Tuesday, January 09, 2007

Pamphlets Over Lebanon

Michael Totten's latest report from the Middle East is extraordinarily good. He visits Southern Lebanon, all the time under the watching eyes of the Hizbollah.
It looked – and felt – totalitarian in Bint Jbail. Everyone watched us. If Said was right that the locals weren’t allowed to speak freely (assuming they dissented from Nasrallah’s party line) it must feel totalitarian to people who live there as well.
Totten also has a piece out for The New Pamphleteer. The latter is the brainchild of Adam Bellow (son of Saul Bellow, and famously, author of In Praise of Nepotism) of which he said
My model, the one that I'm hoping to recreate, is an American pamphlet series published in the 1920s, called the "Little Blue Books." They were published by a Jewish, socialist newspaper editor, very eccentric, brilliant guy named Emanuel Haldeman-Julius. He was a very progressive figure and had a little publishing empire going in the Midwest. At some point he decided to put out pamphlets, which he charged a nickel for. It was strictly a mail order business.

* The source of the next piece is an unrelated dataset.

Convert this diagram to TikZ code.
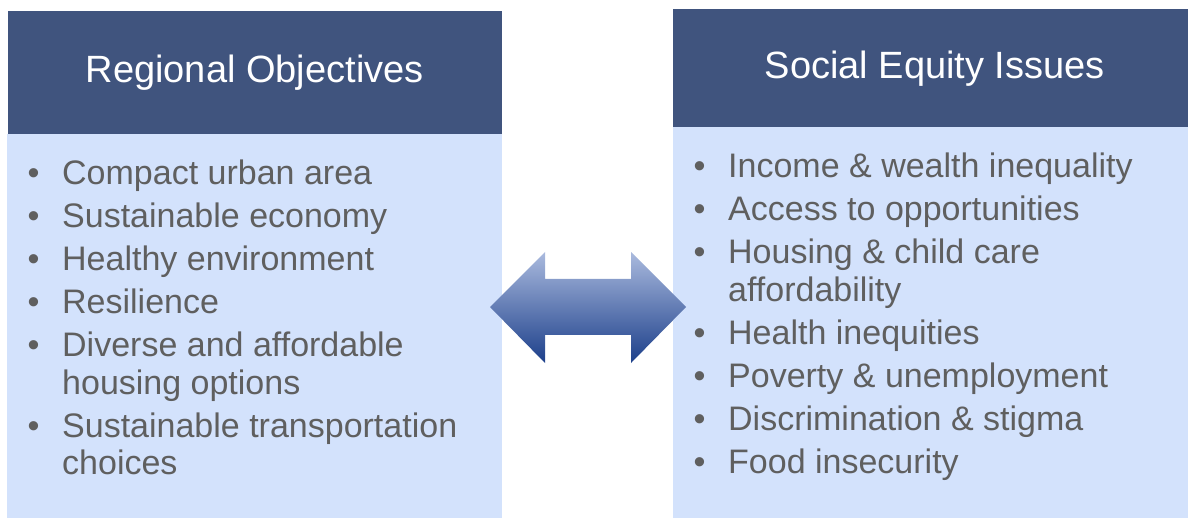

He sold these things for twenty years. And he managed to sell a hundred million pamphlets in five years. He was very close with the leading polemicists of the day, so some of them had original material. But the pamphlets were also an eclectic mix of history, poetry, proverbs, joke books, sex advice, household tips, occasional pieces of journalism.

1 Comments:

Anonymous Anonymous said...

wow, that's so 1920s. i'm glad somebody has figured out a way to openly disseminate his ideas to a mass market without going through Hearst's empire. in praise of nepotism indeed. good article, though.